И хотя война против уязвимости – по определению война против любого человека, не все одинаково уязвимы. Логика онлайнового социального дарвинизма отдает предпочтение доминированию тех, кто уязвим меньше других. Когда нацист иронии (англ. irony-Nazi) и знаменитый тролль Эндрю Ауэрнхаймер, известный как weev, торжественно заявил, что «троллинг – это, по сути, интернет-евгеника», способ изгнать «мразей» и «идиотов» из интернета в «печь», он давал программное выражение тенденциям, уже присутствующим в троллинге. Не существует четкой взаимосвязи между троллингом и поддержкой политики правых. Скорее наоборот, многие правые, кажется, адаптировали культурный стиль троллей под свои нужды.
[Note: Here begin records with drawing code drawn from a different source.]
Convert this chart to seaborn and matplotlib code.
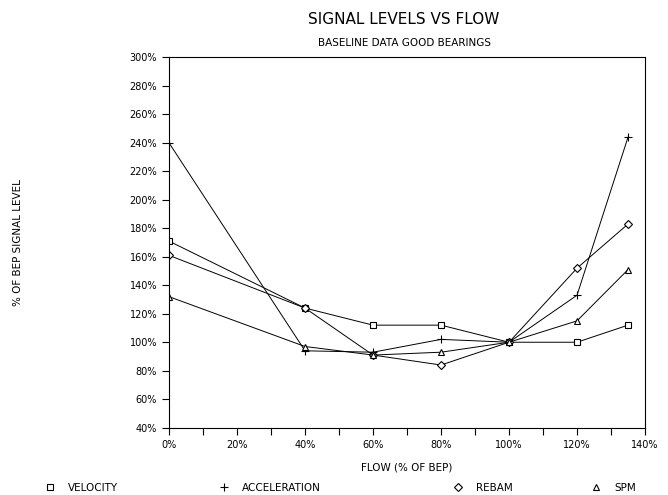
import numpy as np
import pandas as pd
import matplotlib
matplotlib.use("Agg")
import matplotlib.pyplot as plt
import seaborn as sns
from matplotlib.ticker import FuncFormatter, MultipleLocator

# flow as % of BEP, signal level as % of BEP signal level
flow = [0, 40, 60, 80, 100, 120, 135]
velocity = [171, 124, 112, 112, 100, 100, 112]
acceleration = [240, 94, 93, 102, 100, 133, 244]
rebam = [161, 124, 91, 84, 100, 152, 183]
spm = [132, 97, 91, 93, 100, 115, 151]

series_names = ["VELOCITY", "ACCELERATION", "REBAM", "SPM"]
series_markers = ["s", "+", "D", "^"]
series_sizes = [5, 6, 4, 5]

sns.set_style("ticks")
plt.rcParams["font.family"] = ["DejaVu Sans"]
plt.rcParams["text.color"] = "black"
plt.rcParams["axes.labelcolor"] = "black"

fig = plt.figure(figsize=(6.68, 4.95), dpi=100)
ax = fig.add_axes([0.253, 0.136, 0.7126, 0.748])

lines = []
for name, vals, mk, ms in zip(series_names, [velocity, acceleration, rebam, spm],
                              series_markers, series_sizes):
    sns.lineplot(x=flow, y=vals, ax=ax, color="black", linewidth=0.7,
                 marker=mk, markersize=ms, markerfacecolor="white",
                 markeredgecolor="black", markeredgewidth=0.8, label=name)
    lines.append(ax.lines[-1])
ax.get_legend().remove()

ax.set_xlim(0, 140)
ax.set_ylim(40, 300)
ax.xaxis.set_major_locator(MultipleLocator(20))
ax.xaxis.set_minor_locator(MultipleLocator(10))
ax.yaxis.set_major_locator(MultipleLocator(20))
pct = FuncFormatter(lambda v, p: f"{v:.0f}%")
ax.xaxis.set_major_formatter(pct)
ax.yaxis.set_major_formatter(pct)
ax.tick_params(axis="both", which="both", direction="out", length=5, width=0.8,
               labelsize=7, colors="black")
ax.tick_params(axis="x", which="major", pad=4)
for s in ax.spines.values():
    s.set_linewidth(0.8)
    s.set_color("black")

ax.set_xlabel("FLOW (% OF BEP)", fontsize=7.5, labelpad=9)
ax.set_ylabel("")
fig.text(0.027, 0.51, "% OF BEP SIGNAL LEVEL", rotation=90, fontsize=7.5,
         ha="center", va="center")

fig.text(0.605, 0.96, "SIGNAL LEVELS VS FLOW", fontsize=11, ha="center", va="center")
fig.text(0.605, 0.913, "BASELINE DATA GOOD BEARINGS", fontsize=7.5, ha="center", va="center")

# legend row along the bottom, one entry per series
legend_x = [0.067, 0.328, 0.678, 0.885]
for ln, name, lx in zip(lines, series_names, legend_x):
    h = plt.Line2D([], [], linestyle="none", marker=ln.get_marker(),
                   markersize=ln.get_markersize(), markerfacecolor="white",
                   markeredgecolor="black", markeredgewidth=0.8)
    fig.legend([h], [name], loc="center left", bbox_to_anchor=(lx, 0.015),
               frameon=False, fontsize=7.5, handlelength=1.0, handletextpad=1.2,
               borderaxespad=0, borderpad=0)

fig.savefig("out.png", dpi=100)
plt.close("all")
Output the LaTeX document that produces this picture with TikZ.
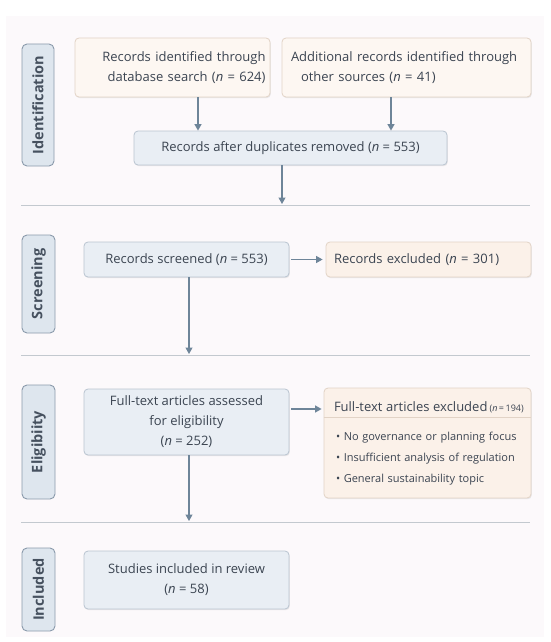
\documentclass[tikz,border=0pt]{standalone}
\usepackage{fontspec}
\setmainfont{Open Sans}
\usetikzlibrary{arrows.meta,calc,shadows}
\definecolor{txt}{HTML}{3B4451}
\definecolor{labtxt}{HTML}{46515F}
\definecolor{panel}{HTML}{FCF9FB}
\definecolor{bluefill}{HTML}{E9EEF4}
\definecolor{blueline}{HTML}{B9C4D0}
\definecolor{peachfill}{HTML}{FBF1E9}
\definecolor{peachline}{HTML}{E2D3C6}
\definecolor{labfill}{HTML}{DEE6EE}
\definecolor{labline}{HTML}{8A9AAB}
\definecolor{arrcol}{HTML}{6E8599}
\definecolor{sepcol}{HTML}{C3C9CF}
\begin{document}
\begin{tikzpicture}[x=1pt,y=-1pt,
  every node/.style={text=txt, font=\fontsize{13}{20}\selectfont},
  basebox/.style={rectangle, rounded corners=4pt, line width=0.8pt, inner sep=0pt, align=center,
    drop shadow={shadow xshift=0.8pt, shadow yshift=-1.2pt, opacity=0.12, fill=black!60}},
  bluebox/.style={basebox, fill=bluefill, draw=blueline},
  peachbox/.style={basebox, fill=peachfill, draw=peachline},
  stagebox/.style={rectangle, rounded corners=5pt, fill=labfill, draw=labline, line width=0.9pt,
    rotate=90, inner sep=0pt, font=\fontsize{14.5}{18}\selectfont\bfseries, text=labtxt},
  arr/.style={draw=arrcol, line width=1.2pt, -{Triangle[width=7pt,length=6.5pt]}},
  sepline/.style={draw=sepcol, line width=1pt}]
\useasboundingbox (0,0) rectangle (550,642);
\fill[white] (0,0) rectangle (550,642);
\fill[panel] (6,16) rectangle (544,637);

% stage labels
\node[stagebox, minimum width=122pt, minimum height=32pt] (lab1) at (38,105) {Identification};
\node[stagebox, minimum width=98pt, minimum height=33pt] (lab2) at (38.5,284) {Screening};
\node[stagebox, minimum width=114pt, minimum height=33pt] (lab3) at (38.5,442) {Eligibiity};
\node[stagebox, minimum width=83pt, minimum height=33pt] (lab4) at (38.5,589.5) {Included};

% identification
\node[peachbox, fill=peachfill!60!white, minimum width=195pt, minimum height=59pt, text width=186pt, align=right] (b1) at (172.5,67.5)
  {Records identified through\\database search (\textit{n} = 624)};
\node[peachbox, fill=peachfill!60!white, minimum width=249pt, minimum height=59pt, text width=231pt, align=left] (b2) at (406.5,67.5)
  {Additional records identified through\\\hspace*{10pt}other sources (\textit{n} = 41)};
\node[bluebox, minimum width=313pt, minimum height=34pt] (dup) at (290.5,148)
  {Records after duplicates removed (\textit{n} = 553)};

% separators
\coordinate (L1w) at (21,205); \coordinate (L1e) at (530,205);
\coordinate (L2w) at (21,355); \coordinate (L2e) at (530,355);
\coordinate (L3w) at (21,522); \coordinate (L3e) at (530,522);
\draw[sepline] (L1w) -- (L1e);
\draw[sepline] (L2w) -- (L2e);
\draw[sepline] (L3w) -- (L3e);

% screening
\node[bluebox, minimum width=205pt, minimum height=35pt] (scr) at (186.5,259.5)
  {Records screened (\textit{n} = 553)};
\node[peachbox, minimum width=205pt, minimum height=35pt, text width=189pt, align=left] (exc) at (428.5,259.5)
  {Records excluded (\textit{n} = 301)};

% eligibility
\node[bluebox, minimum width=205pt, minimum height=66pt] (ft) at (186.5,422)
  {Full-text articles assessed\\for eligibility\\(\textit{n} = 252)};
\node[peachbox, minimum width=207pt, minimum height=110pt, text width=199pt, align=left,
      font=\fontsize{11}{21}\selectfont] (exc2) at (427.5,443)
  {\mbox{\fontsize{13}{20}\selectfont\hspace*{6pt}Full-text articles excluded\,{\fontsize{9}{12}\selectfont(\textit{n}\,=\,194)}}\\[8pt]
   \mbox{\hspace*{8pt}• No governance or planning focus}\\
   \mbox{\hspace*{8pt}• Insufficient analysis of regulation}\\
   \mbox{\hspace*{8pt}• General sustainability topic}};
\draw[draw=peachline, line width=0.8pt] ($(exc2.north west)!0.265!(exc2.south west)$) -- ($(exc2.north east)!0.265!(exc2.south east)$);

% included
\node[bluebox, minimum width=205pt, minimum height=58pt] (inc) at (186.5,580)
  {Studies included in review\\(\textit{n} = 58)};

% connectors
\coordinate (a1) at ([xshift=25.5pt]b1.south);
\draw[arr] (a1) -- (a1 |- dup.north);
\coordinate (a2) at ([xshift=-15.5pt]b2.south);
\draw[arr] (a2) -- (a2 |- dup.north);
\coordinate (a3) at ([xshift=-8.5pt]dup.south);
\draw[arr] (a3) -- ([yshift=1pt]a3 |- L1w);
\draw[arr, shorten <=2pt, shorten >=3pt] (scr.east) -- (exc.west);
\coordinate (a4) at ([xshift=2.5pt]scr.south);
\draw[arr] (a4) -- ([yshift=1pt]a4 |- L2w);
\coordinate (a5) at ([yshift=13pt]ft.east);
\draw[arr, shorten <=2pt, shorten >=2pt] (a5) -- (a5 -| exc2.west);
\coordinate (a6) at ([xshift=2.5pt]ft.south);
\draw[arr] (a6) -- ([yshift=1pt]a6 |- L3w);
\end{tikzpicture}
\end{document}
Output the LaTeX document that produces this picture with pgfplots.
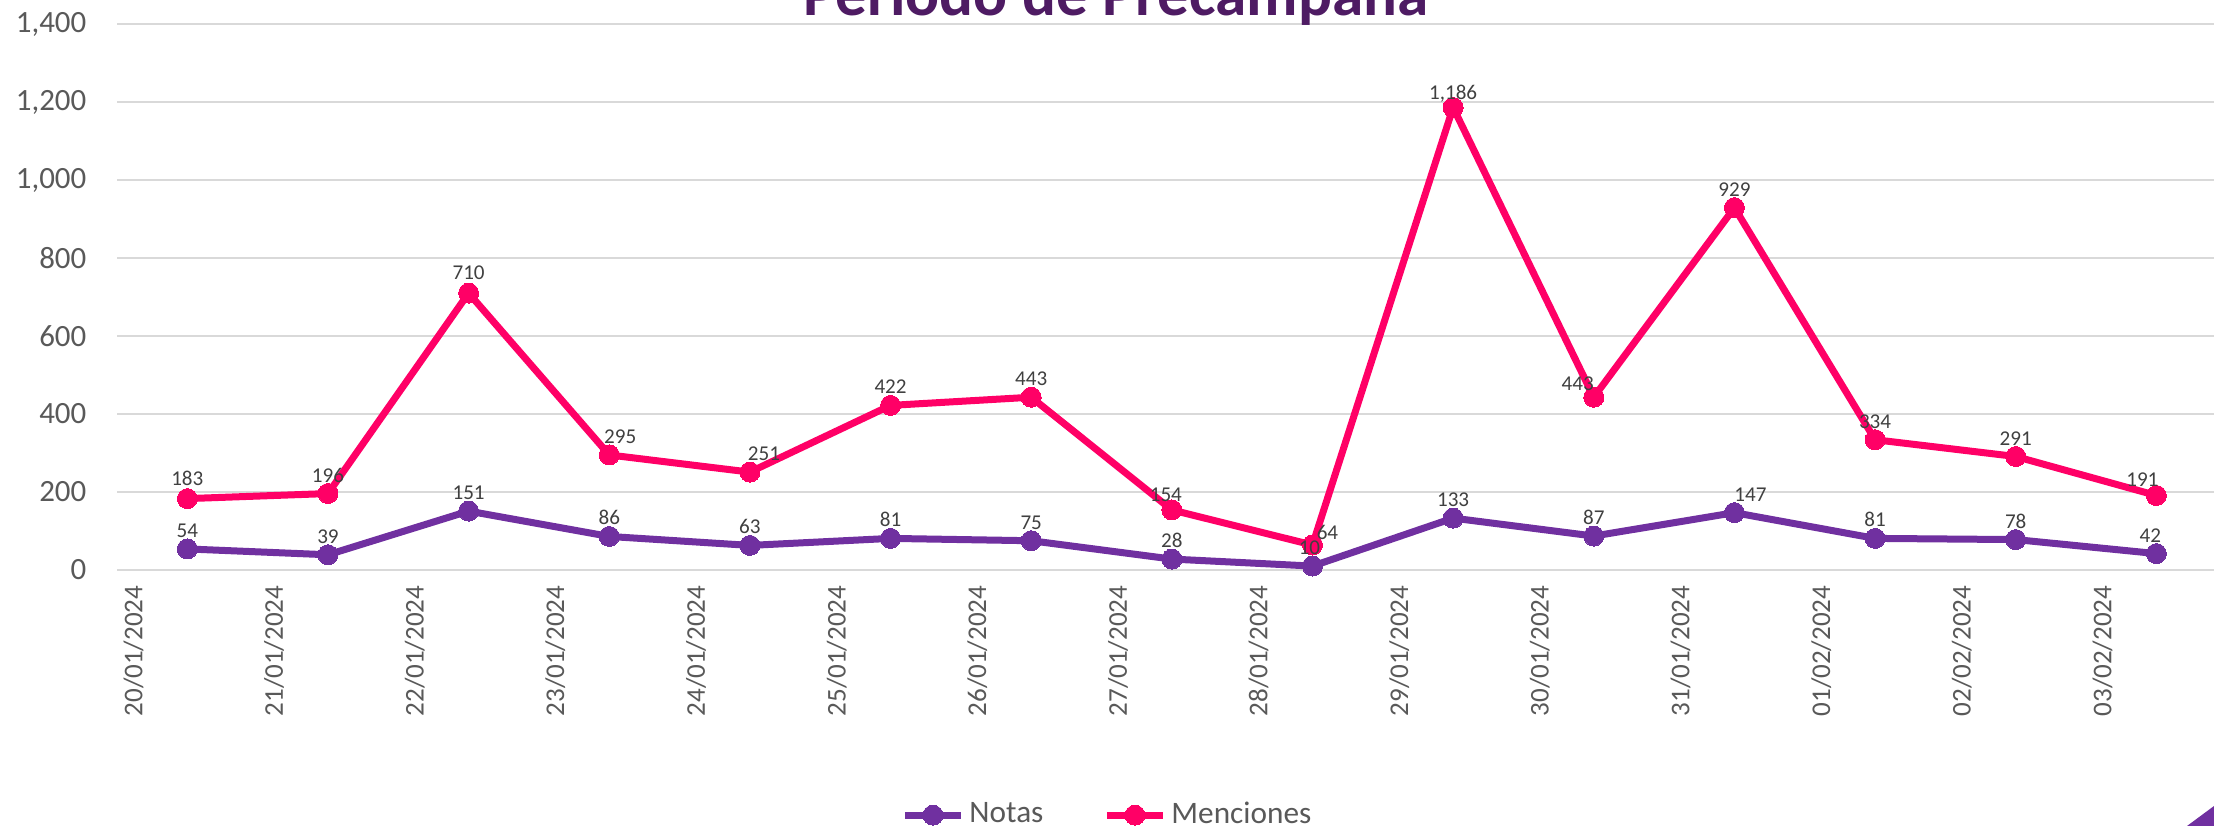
\documentclass[border=0pt]{standalone}
\usepackage{fontspec}
\setmainfont{Carlito}
\usepackage{pgfplots}
\usepackage{pgfplotstable}
\pgfplotsset{compat=1.18}
\definecolor{notas}{HTML}{7030A0}
\definecolor{menc}{HTML}{FF0066}
\definecolor{gridc}{HTML}{D9D9D9}
\definecolor{tickc}{HTML}{595959}
\definecolor{labc}{HTML}{404040}
\definecolor{titc}{HTML}{4E1B63}

\pgfplotstableread{
x y dx dy
0 54 0 0
1 39 0 0
2 151 0 0
3 86 0 0
4 63 0 0
5 81 0 0
6 75 0 0
7 28 0 0
8 10 -0.3 0
9 133 0 0
10 87 0 0
11 147 1.6 0
12 81 0 0
13 78 0 0
14 42 -0.6 0
}\notastab

\pgfplotstableread{
x y dx dy
0 183 0 0.2
1 196 0 0
2 710 0 0.2
3 295 1.1 0
4 251 1.4 0
5 422 0 0
6 443 0 0
7 154 -0.6 -0.3
8 64 1.5 -0.6
9 1186 0 -0.4
10 443 -1.6 -0.5
11 929 0 0
12 334 0 0
13 291 0 0
14 191 -1.4 -0.3
}\menctab

\begin{document}
\begin{tikzpicture}
\useasboundingbox (0,0) rectangle (221.4mm,82.6mm);
\clip (0,0) rectangle (221.4mm,82.6mm);
\begin{axis}[
  at={(11.7mm,25.6mm)}, anchor=south west,
  scale only axis, width=209.7mm, height=54.6mm,
  xmin=-0.5, xmax=14.41, ymin=0, ymax=1400,
  axis line style={draw=none},
  major tick length=0pt,
  ytick={0,200,...,1400},
  ymajorgrids, grid style={gridc, line width=0.2mm},
  xtick={-0.383,0.617,1.617,2.617,3.617,4.617,5.617,6.617,7.617,8.617,9.617,10.617,11.617,12.617,13.617},
  xticklabels={20/01/2024,21/01/2024,22/01/2024,23/01/2024,24/01/2024,25/01/2024,26/01/2024,27/01/2024,28/01/2024,29/01/2024,30/01/2024,31/01/2024,01/02/2024,02/02/2024,03/02/2024},
  /pgf/number format/.cd, 1000 sep={,}, assume math mode=true, /pgfplots/.cd,
  tick label style={inner sep=0pt, color=tickc},
  x tick label style={rotate=90, anchor=east, font=\fontsize{7.7}{8}\selectfont},
  xticklabel shift=1.5mm,
  y tick label style={font=\fontsize{8.8}{10}\selectfont},
  yticklabel shift=3mm,
  legend style={at={(0.473,-0.449)}, anchor=center, draw=none, fill=none,
    legend columns=2, font=\fontsize{8.9}{10}\selectfont, text=tickc,
    /tikz/every even column/.append style={column sep=5.5mm}, inner sep=0pt,
    nodes={inner sep=0.5mm}},
  legend image code/.code={\draw[#1, mark repeat=2, mark phase=2] plot coordinates {(0mm,0mm) (2.8mm,0mm) (5.6mm,0mm)};},
  every node near coord/.append style={anchor=base, inner sep=0pt,
    font=\fontsize{6}{7}\selectfont, color=labc, xshift=\dx mm, yshift=1.15mm+\dy mm},
]
\addlegendimage{notas, line width=0.7mm, mark=*, mark size=1mm,
  mark options={solid, fill=notas, draw=notas, line width=0pt}}
\addlegendentry{Notas}
\addlegendimage{menc, line width=0.7mm, mark=*, mark size=1mm,
  mark options={solid, fill=menc, draw=menc, line width=0pt}}
\addlegendentry{Menciones}
\addplot[menc, line width=0.7mm, mark=*, mark size=1mm, forget plot,
  mark options={solid, fill=menc, draw=menc, line width=0pt},
  nodes near coords, point meta=explicit,
  visualization depends on={\thisrow{dx}\as\dx},
  visualization depends on={\thisrow{dy}\as\dy}]
  table[x=x, y=y, meta=y] {\menctab};
\addplot[notas, line width=0.7mm, mark=*, mark size=1mm, forget plot,
  mark options={solid, fill=notas, draw=notas, line width=0pt},
  nodes near coords, point meta=explicit,
  visualization depends on={\thisrow{dx}\as\dx},
  visualization depends on={\thisrow{dy}\as\dy}]
  table[x=x, y=y, meta=y] {\notastab};
\end{axis}
\node[anchor=base, font=\bfseries\fontsize{18}{20}\selectfont, text=titc] at (111.6mm,81.0mm) {Periodo de Precampaña};
\fill[notas] (218.7mm,0) -- (221.4mm,0) -- (221.4mm,2mm) -- cycle;
\end{tikzpicture}
\end{document}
Но даже среди большинства троллей, которые считают себя «обидчиками всех и каждого, независимо от расы», их выбор жертвы выдает негласную мораль.
Тролли, в смысле субкультуры, в большинстве своем белые мужчины из англоговорящих и скандинавских стран, которые набрасываются на женщин, гомосексуалистов и трансгендеров, черных и бедняков. Своей хваленной отстраненностью они воплощают фантазии белых мужчин о неоспоримом превосходстве. Надев маски в стиле «“V” значит вендетта» во время кампании против сайентологов, тролли, называющие себя Anonymous, вряд ли бы смогли лучше продемонстрировать эту фантазию. На имиджбордах троллей не стоит признаваться, что вы женщина, если вы не готовы выложить свои обнаженные фотографии или раздеться перед камерой. Джейми Бартлетт рассказывает, как одна девушка согласилась-таки раздеться для участников /b/, при этом непреднамеренно предоставила достаточно данных, чтобы тролли могли ее выследить. Пока девушка беспомощно наблюдала за происходящим, те отыскали, где она живет, ее точный адрес, аккаунты в Facebook и Twitter и университет. Вся личная информация оказалась в сети, а обнаженные снимки были отправлены родственникам. Один из троллей позвонил ей, а потом доложил, что жертва разрыдалась «словно грустный-грустный кит», но участникам /b/ было плевать: она сама во всем виновата и заслуживает того, что с ней происходит.